When these currents intersect with opposing currents—perhaps between the heads of the two canyons—strong offshore-directed flows, called rip currents, can form. Rip currents are a danger to swimmers and have been observed to carry huge plumes of sand and pollutants offshore.
Scientists from WHOI and 10 other institutions recently conducted a major field program in those complicated Southern California waters to determine how abrupt coastal-seafloor topography affects waves, currents, and changes to sand levels.

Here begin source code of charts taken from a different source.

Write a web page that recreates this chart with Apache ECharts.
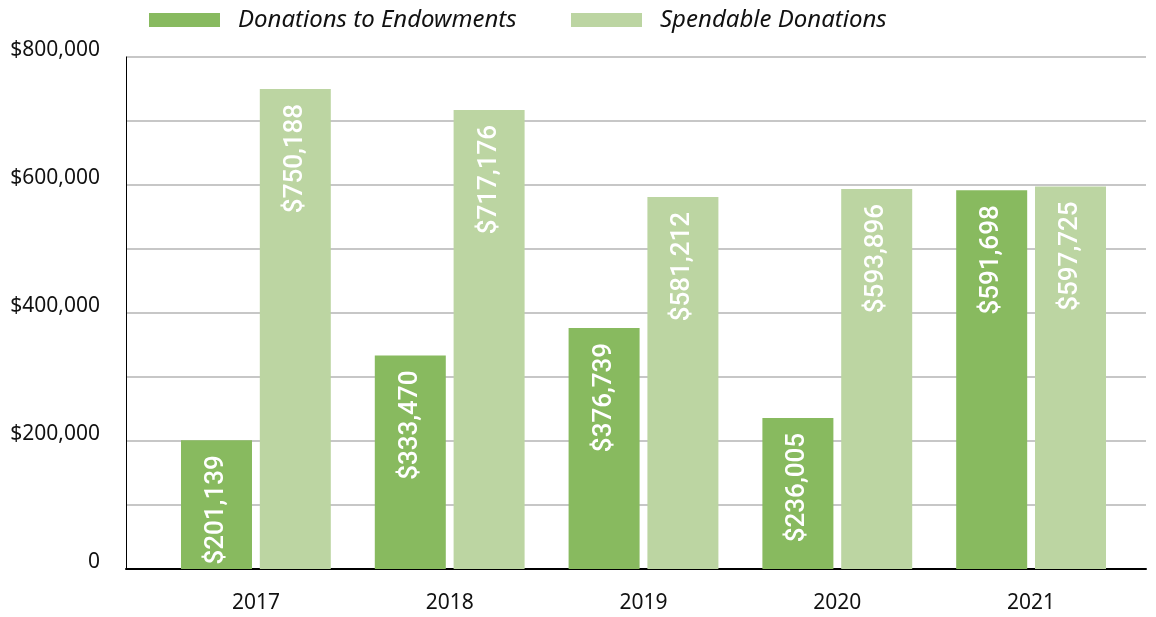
<!DOCTYPE html>
<html>
<head>
<meta charset="utf-8">
<script src="https://cdn.jsdelivr.net/npm/echarts@6/dist/echarts.min.js"></script>
<style>
html,body{margin:0;padding:0;background:#fff;}
#chart{width:1156px;height:617px;}
</style>
</head>
<body>
<div id="chart"></div>
<script>
var years = ['2017', '2018', '2019', '2020', '2021'];
var endowments = [201139, 333470, 376739, 236005, 591698];
var spendable = [750188, 717176, 581212, 593896, 597725];
var seriesNames = ['Donations to Endowments', 'Spendable Donations'];

function money(v){
	return '$' + v.toString().replace(/\B(?=(\d{3})+(?!\d))/g, ',');
}

var myChart = echarts.init(document.getElementById('chart'));
// white vertical labels inside the top of each bar
var labelOpt = {
	show: true,
	position: 'insideTop',
	rotate: 90,
	align: 'right',
	verticalAlign: 'middle',
	distance: 15,
	color: '#fff',
	fontWeight: 500,
	fontFamily: 'Roboto',
	fontSize: 26,
	formatter: function(p){ return money(p.value); }
};
var legendText = {fontFamily: 'Noto Sans', fontStyle: 'italic', fontSize: 24, color: '#111', padding: [0, 0, 0, 13]};
var option = {
	animation: false,
	legend: [
		{top: 8, left: 149, padding: 0, icon: 'rect', itemWidth: 71, itemHeight: 14, textStyle: legendText, data: [seriesNames[0]]},
		{top: 8, left: 571, padding: 0, icon: 'rect', itemWidth: 71, itemHeight: 14, textStyle: legendText, data: [seriesNames[1]]}
	],
	grid: [
		{left: 126, right: 10, top: 57, bottom: 48},
		{left: 159, right: 28, top: 57, bottom: 48}
	],
	xAxis: [
		{
			type: 'category', gridIndex: 0, data: years,
			axisLine: {lineStyle: {color: '#000', width: 2}},
			axisTick: {show: false},
			axisLabel: {show: false}
		},
		{
			type: 'category', gridIndex: 1, data: years,
			axisLine: {show: false},
			axisTick: {show: false},
			axisLabel: {margin: 24, fontFamily: 'Noto Sans', fontSize: 21, color: '#111'}
		}
	],
	yAxis: [
		{
			type: 'value', gridIndex: 0, min: 0, max: 800000, interval: 100000,
			axisLine: {show: true, lineStyle: {color: '#000', width: 1}},
			axisTick: {show: false},
			splitLine: {lineStyle: {color: '#b5b5b5', width: 1.5}},
			axisLabel: {
				margin: 26, fontFamily: 'Noto Sans', fontSize: 21, color: '#111',
				verticalAlign: 'bottom', lineHeight: 14,
				formatter: function(v){
					if (v % 200000 !== 0) return '';
					return v === 0 ? '0' : money(v);
				}
			}
		},
		{
			type: 'value', gridIndex: 1, min: 0, max: 800000, interval: 100000,
			show: false, splitLine: {show: false}
		}
	],
	series: [
		{
			name: seriesNames[0], type: 'bar', xAxisIndex: 1, yAxisIndex: 1,
			data: endowments, barWidth: 71, barGap: '11%',
			itemStyle: {color: '#88ba5f'},
			label: labelOpt
		},
		{
			name: seriesNames[1], type: 'bar', xAxisIndex: 1, yAxisIndex: 1,
			data: spendable, barWidth: 71, barGap: '11%',
			itemStyle: {color: '#bcd5a2'},
			label: labelOpt
		}
	]
};
myChart.setOption(option);
window.onresize = function(){ myChart.resize(); };
</script>
</body>
</html>
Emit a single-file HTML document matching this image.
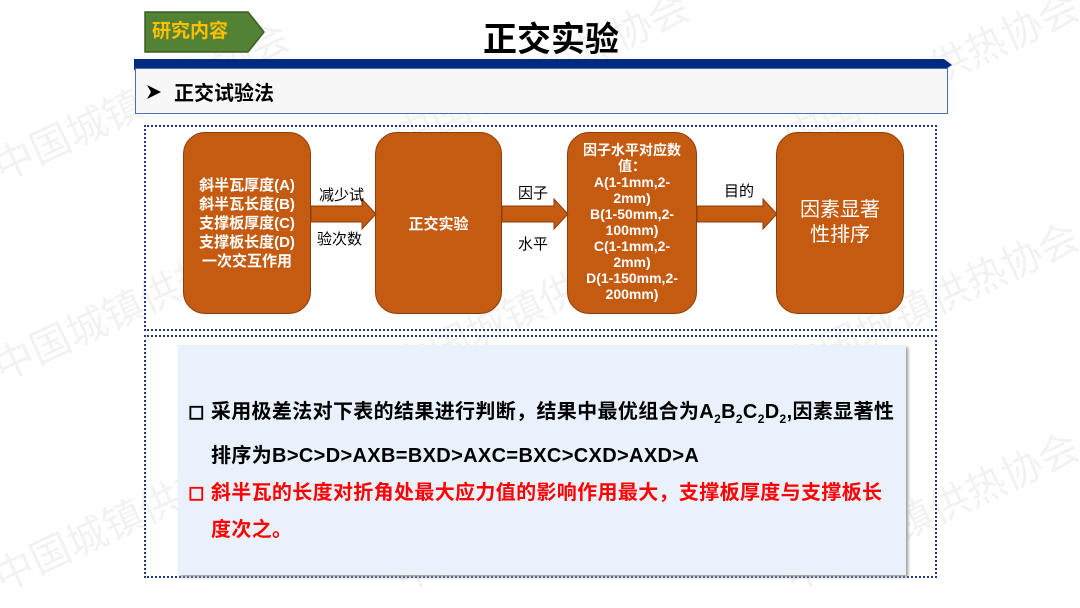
<!DOCTYPE html>
<html><head><meta charset="utf-8"><style>
*{margin:0;padding:0;box-sizing:border-box}
body{width:1080px;height:608px;background:#fff;position:relative;overflow:hidden;font-family:"Liberation Sans","Noto Sans CJK SC",sans-serif}
.a{position:absolute}
.box{position:absolute;background:#c55a11;border:1px solid #8a3d0a;border-radius:22px;color:#fff;font-weight:bold;display:flex;align-items:center;justify-content:center;text-align:center}
.lbl{position:absolute;font-size:15px;color:#000}
.wm{position:absolute;color:rgba(0,0,0,0.05);font-size:40px;transform:rotate(-25deg);white-space:nowrap}
</style></head><body>
<div class="wm" style="left:-20px;top:70px">中国城镇供热协会</div>
<div class="wm" style="left:380px;top:40px">中国城镇供热协会</div>
<div class="wm" style="left:770px;top:40px">中国城镇供热协会</div>
<div class="wm" style="left:-20px;top:270px">中国城镇供热协会</div>
<div class="wm" style="left:380px;top:270px">中国城镇供热协会</div>
<div class="wm" style="left:770px;top:270px">中国城镇供热协会</div>
<div class="wm" style="left:-20px;top:480px">中国城镇供热协会</div>
<div class="wm" style="left:380px;top:480px">中国城镇供热协会</div>
<div class="wm" style="left:770px;top:480px">中国城镇供热协会</div>

<svg class="a" style="left:140px;top:8px" width="135" height="48"><polygon points="5,4 108,4 124,24 108,44 5,44" fill="#548235" stroke="#3b5e25" stroke-width="1.5"/></svg>
<div class="a" style="left:152px;top:16px;font-size:19px;font-weight:bold;color:#ffc000">研究内容</div>
<div class="a" style="left:483px;top:12px;font-size:34px;font-weight:bold;color:#000">正交实验</div>

<svg class="a" style="left:134px;top:59px" width="820" height="12"><polygon points="0,0 810,0 818,6 810,11 0,11" fill="#002a7f"/></svg>
<div class="a" style="left:135px;top:68px;width:813px;height:46px;background:#f7f7f7;border:1px solid #4a6fb5"></div>
<svg class="a" style="left:146px;top:84px" width="16" height="16"><polygon points="1,1 15,8 1,15 5,8" fill="#000"/></svg>
<div class="a" style="left:174px;top:77px;font-size:20px;font-weight:bold">正交试验法</div>

<div class="a" style="left:144px;top:125px;width:793px;height:206px;border:2px dotted #1f3a7a"></div>
<div class="a" style="left:144px;top:335px;width:793px;height:243px;border:2px dotted #1f3a7a"></div>

<div class="box" style="left:183px;top:132px;width:128px;height:182px;font-size:15px;line-height:19px">斜半瓦厚度(A)<br>斜半瓦长度(B)<br>支撑板厚度(C)<br>支撑板长度(D)<br>一次交互作用</div>
<div class="box" style="left:375px;top:132px;width:127px;height:182px;font-size:15px">正交实验</div>
<div class="box" style="left:567px;top:132px;width:130px;height:182px;font-size:14px;line-height:16px;align-items:flex-start;padding-top:9px">因子水平对应数<br>值：<br>A(1-1mm,2-<br>2mm)<br>B(1-50mm,2-<br>100mm)<br>C(1-1mm,2-<br>2mm)<br>D(1-150mm,2-<br>200mm)</div>
<div class="box" style="left:776px;top:132px;width:128px;height:182px;font-size:20px;line-height:25px;font-weight:normal">因素显著<br>性排序</div>

<svg class="a" style="left:0;top:0" width="1080" height="608">
<g fill="#c55a11" stroke="#8a3d0a" stroke-width="1">
<polygon points="311,206 362,206 362,199 376,214 362,229 362,222 311,222"/>
<polygon points="502,206 554,206 554,199 568,214 554,229 554,222 502,222"/>
<polygon points="697,206 763,206 763,199 777,214 763,229 763,222 697,222"/>
</g></svg>
<div class="lbl" style="left:319px;top:184px">减少试</div>
<div class="lbl" style="left:317px;top:228px">验次数</div>
<div class="lbl" style="left:518px;top:182px">因子</div>
<div class="lbl" style="left:518px;top:233px">水平</div>
<div class="lbl" style="left:724px;top:180px">目的</div>

<div class="a" style="left:178px;top:345px;width:728px;height:230px;background:#e8f1fc;box-shadow:2px 2px 3px #999"></div>
<div class="a" style="left:188px;top:394px;font-size:20px;letter-spacing:0.35px;font-weight:bold;line-height:37px;color:#000;width:720px;white-space:nowrap">
<div>◻ 采用极差法对下表的结果进行判断，结果中最优组合为A<sub style="font-size:12px">2</sub>B<sub style="font-size:12px">2</sub>C<sub style="font-size:12px">2</sub>D<sub style="font-size:12px">2</sub>,因素显著性</div>
<div style="padding-left:23px">排序为B&gt;C&gt;D&gt;AXB=BXD&gt;AXC=BXC&gt;CXD&gt;AXD&gt;A</div>
<div style="color:#ff0000">◻ 斜半瓦的长度对折角处最大应力值的影响作用最大，支撑板厚度与支撑板长</div>
<div style="color:#ff0000;padding-left:23px">度次之。</div>
</div>
</body></html>
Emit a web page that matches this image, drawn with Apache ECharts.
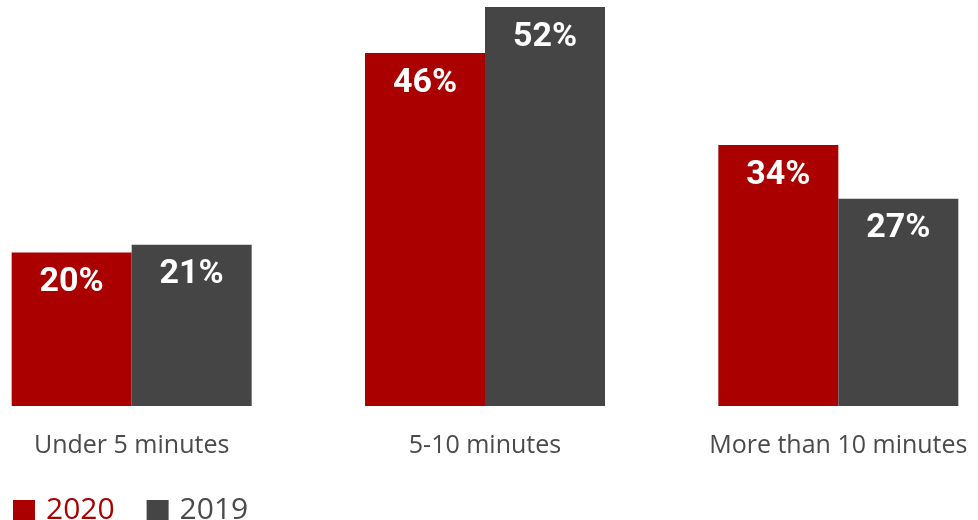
<!DOCTYPE html>
<html>
<head>
<meta charset="utf-8">
<script src="https://cdn.jsdelivr.net/npm/echarts@6/dist/echarts.min.js"></script>
<style>
html,body{margin:0;padding:0;background:#fff;}
#main{width:978px;height:520px;}
</style>
</head>
<body>
<div id="main"></div>
<script>
var categories = ['Under 5 minutes', '5-10 minutes', 'More than 10 minutes'];
var seriesNames = ['2020', '2019'];
var values2020 = [20, 46, 34];
var values2019 = [21, 52, 27];

var colors = ['#AA0000', '#454545'];

var chart = echarts.init(document.getElementById('main'));
var labelStyle = {
  show: true,
  position: 'insideTop',
  distance: 13,
  color: '#ffffff',
  fontFamily: 'Roboto',
  fontWeight: 'bold',
  fontSize: 34,
  formatter: function (p) { return p.value + '%'; }
};
chart.setOption({
  animation: false,
  backgroundColor: '#ffffff',
  grid: {
    left: -45,
    right: -37,
    top: 7,
    bottom: 114,
    outerBoundsMode: 'none',
    containLabel: false
  },
  legend: {
    left: 13,
    top: 495,
    padding: 0,
    icon: 'rect',
    itemWidth: 22,
    itemHeight: 20,
    itemGap: 32,
    selectedMode: false,
    textStyle: {
      fontFamily: 'Open Sans',
      fontSize: 30,
      padding: [0, 0, 0, 6]
    },
    data: [
      { name: seriesNames[0], textStyle: { color: colors[0] } },
      { name: seriesNames[1], textStyle: { color: '#4a4a4a' } }
    ]
  },
  xAxis: {
    type: 'category',
    data: categories,
    axisLine: { show: false },
    axisTick: { show: false },
    axisLabel: {
      margin: 27,
      color: '#4a4a4a',
      fontFamily: 'Open Sans',
      fontSize: 25,
      interval: 0
    }
  },
  yAxis: {
    type: 'value',
    min: 0,
    max: 52,
    show: false,
    splitLine: { show: false }
  },
  series: [
    {
      name: seriesNames[0],
      type: 'bar',
      data: values2020,
      barWidth: 120,
      barGap: '0%',
      itemStyle: { color: colors[0] },
      label: labelStyle
    },
    {
      name: seriesNames[1],
      type: 'bar',
      data: values2019,
      barWidth: 120,
      barGap: '0%',
      itemStyle: { color: colors[1] },
      label: labelStyle
    }
  ]
});
</script>
</body>
</html>
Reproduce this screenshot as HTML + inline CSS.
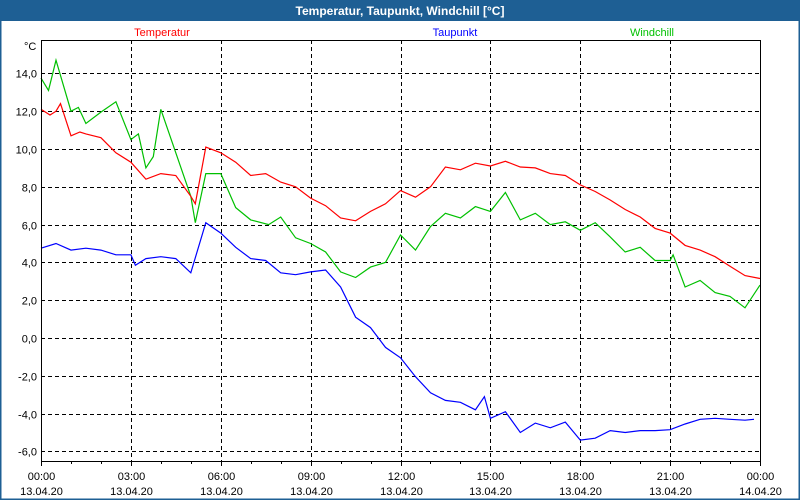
<!DOCTYPE html>
<html><head><meta charset="utf-8">
<style>
html,body{margin:0;padding:0;background:#fff;}
#wrap{position:relative;width:800px;height:500px;overflow:hidden;font-family:"Liberation Sans",sans-serif;}
svg{position:absolute;left:0;top:0;}
</style></head>
<body>
<div id="wrap">
<svg id="chart" width="800" height="500"></svg>
</div>
<script>
const tempHours=[0,0.3,0.5,0.65,1,1.3,1.5,2,2.5,3,3.5,4,4.5,5,5.15,5.5,6,6.5,7,7.5,8,8.5,9,9.5,10,10.5,11,11.5,12,12.5,13,13.5,14,14.5,15,15.5,16,16.5,17,17.5,18,18.5,19,19.5,20,20.5,21,21.5,22,22.5,23,23.5,24];
const tempValues=[12.1,11.8,12.0,12.4,10.7,10.9,10.8,10.6,9.8,9.3,8.4,8.7,8.6,7.5,7.1,10.1,9.8,9.3,8.6,8.7,8.25,8.0,7.4,7.0,6.35,6.2,6.7,7.1,7.8,7.45,8.0,9.05,8.9,9.25,9.1,9.35,9.05,9.0,8.7,8.6,8.1,7.75,7.3,6.8,6.4,5.8,5.55,4.9,4.65,4.3,3.8,3.3,3.15];
const dewHours=[0,0.5,1,1.5,2,2.5,3,3.15,3.5,4,4.5,5,5.5,6,6.5,7,7.5,8,8.5,9,9.5,10,10.5,11,11.5,12,12.5,13,13.5,14,14.5,14.8,15,15.5,16,16.5,17,17.5,18,18.5,19,19.5,20,20.5,21,21.5,22,22.5,23,23.5,23.8];
const dewValues=[4.75,5.0,4.65,4.75,4.65,4.4,4.4,3.85,4.2,4.3,4.2,3.45,6.1,5.55,4.8,4.2,4.1,3.45,3.35,3.5,3.6,2.7,1.1,0.55,-0.5,-1.05,-2.05,-2.9,-3.3,-3.4,-3.8,-3.1,-4.25,-3.9,-5.0,-4.5,-4.75,-4.45,-5.4,-5.3,-4.9,-5.0,-4.9,-4.9,-4.85,-4.55,-4.3,-4.25,-4.3,-4.35,-4.3];
const chillHours=[0,0.25,0.5,1,1.25,1.5,2,2.5,3,3.25,3.5,3.75,4,4.5,5,5.15,5.5,6,6.5,7,7.6,8,8.5,9,9.5,10,10.5,11,11.5,12,12.5,13,13.5,14,14.5,15,15.5,16,16.5,17,17.5,18,18.5,19,19.5,20,20.5,21,21.1,21.5,22,22.5,23,23.5,24];
const chillValues=[13.75,13.1,14.7,12.0,12.2,11.35,11.95,12.5,10.5,10.8,9.0,9.6,12.1,9.8,7.5,6.1,8.7,8.7,6.9,6.25,6.0,6.4,5.3,5.0,4.55,3.5,3.2,3.75,4.0,5.45,4.65,5.9,6.6,6.35,6.95,6.7,7.7,6.25,6.6,6.0,6.15,5.7,6.1,5.35,4.55,4.8,4.1,4.1,4.4,2.7,3.05,2.4,2.2,1.6,2.8];
const yTicks=[14,12,10,8,6,4,2,0,-2,-4,-6];
const xTickHours=[0,3,6,9,12,15,18,21,24];
const xTimeLabels=["00:00","03:00","06:00","09:00","12:00","15:00","18:00","21:00","00:00"];
const xDateLabels=["13.04.20","13.04.20","13.04.20","13.04.20","13.04.20","13.04.20","13.04.20","13.04.20","14.04.20"];

const L=41,R=760,T=40,B=461;
const xs=h=>L+h*(R-L)/24;
const ys=v=>338-v*18.9;
const NS="http://www.w3.org/2000/svg";
const svg=document.getElementById('chart');
function mk(tag,attrs,parent){const e=document.createElementNS(NS,tag);for(const k in attrs)e.setAttribute(k,attrs[k]);(parent||svg).appendChild(e);return e;}

// window frame
let r=mk('rect',{x:0,y:0,width:800,height:500,fill:'#fff',stroke:'#1e5f94','stroke-width':3});


r=mk('rect',{x:0,y:0,width:800,height:21,fill:'#1e5f94'});


let t=mk('text',{x:400,y:15,'text-anchor':'middle','font-size':12,'font-weight':'bold',fill:'#fff'});
t.textContent='Temperatur, Taupunkt, Windchill [°C]';



// legend
const leg=[['Temperatur','#ff0000',162],['Taupunkt','#0000ff',455],['Windchill','#00c000',652]];
leg.forEach(l=>{const e=mk('text',{x:l[2],y:36,'text-anchor':'middle','font-size':11,fill:l[1]});e.textContent=l[0];

});

// grid
yTicks.forEach(v=>{const y=Math.round(ys(v))+0.5;
const g=mk('line',{x1:L,x2:R,y1:y,y2:y,stroke:'#000','stroke-dasharray':'4,3','stroke-width':1});


const e=mk('text',{x:37,y:y+4,'text-anchor':'end','font-size':11,fill:'#000'});e.textContent=v.toFixed(1).replace('.',',');

});
xTickHours.forEach((h,i)=>{const x=Math.round(xs(h))+0.5;
if(i>0&&i<xTickHours.length-1){const g=mk('line',{x1:x,x2:x,y1:T,y2:B,stroke:'#000','stroke-dasharray':'4,3','stroke-width':1});

}
const a=mk('text',{x:x,y:480,'text-anchor':'middle','font-size':11,fill:'#000'});a.textContent=xTimeLabels[i];


const b=mk('text',{x:x,y:495,'text-anchor':'middle','font-size':11,fill:'#000'});b.textContent=xDateLabels[i];

});
for(let h=0;h<=24;h++){const x=Math.round(xs(h))+0.5;const tk=mk('line',{x1:x,x2:x,y1:B,y2:B+(h%3==0?5:3),stroke:'#000'});

}
t=mk('text',{x:24,y:50,'font-size':11,fill:'#000'});t.textContent='°C';



// series
function series(hs,vs,color,name){const p=hs.map((h,i)=>xs(h).toFixed(1)+','+ys(vs[i]).toFixed(1)).join(' ');
const e=mk('polyline',{points:p,fill:'none',stroke:color,'stroke-width':1.2});

}
series(chillHours,chillValues,'#00c000','windchill-line');
series(tempHours,tempValues,'#ff0000','temperature-line');
series(dewHours,dewValues,'#0000ff','dewpoint-line');

// plot frame
r=mk('rect',{x:L+0.5,y:T+0.5,width:R-L,height:B-T,fill:'none',stroke:'#000','stroke-width':1});


</script>
</body></html>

The team of more than three dozen scientists, engineers, students, and research assistants deployed instruments to measure the effect of the canyons on waves, and the resulting changes in the flows onshore.
In the Nearshore Canyon Experiment (NCEX), sponsored by the Office of Naval Research and the National Science Foundation, my colleagues and I deployed pressure gauges and current meters in the surf and swash zones to measure wave heights and directions, and the resulting movement of water and sand. “Drifters” designed to operate in the breaking waves of the surf zone were used to determine the locations and speeds of rip currents. Beach surveys were conducted frequently to see how the seafloor and sand levels evolved under changing surf conditions.
Other scientists bounced radar signals off the water surface to determine its speed, just as police use radar guns to track moving cars. Video cameras chronicled sea foam as it was carried along the coast by the complex currents.
We have only begun to analyze our observations, but eventually we will be able to update and improve numerical models of the important physical processes, and to test the model predictions with real-world measurements.
Beach forecasts
Our long-term goal is to predict coastal wave heights and directions, nearshore currents, and changes to beach sand levels. We may not achieve this goal until we can study nearshore processes on a wide range of coasts (for instance, rocky shorelines, peninsulas, and large bays), but it is achievable within our lifetime.
Surfers, sport-fishermen, and recreational boaters frequently use predictions of wave heights along the coast of Southern California, as generated by our colleagues from the Scripps Institution of Oceanography. The new NCEX measurements will improve the prediction models, helping not only those who play at the beach for the day, but also civic leaders who must manage our beaches and coasts for the long term.
One hundred years ago, we could not predict whether it would be sunny or rainy the day after tomorrow. Now we can predict the weather as much as 10 days in advance. By the middle of the 21st century, we ought to be able to predict the weather at the beach…both above and below the water line.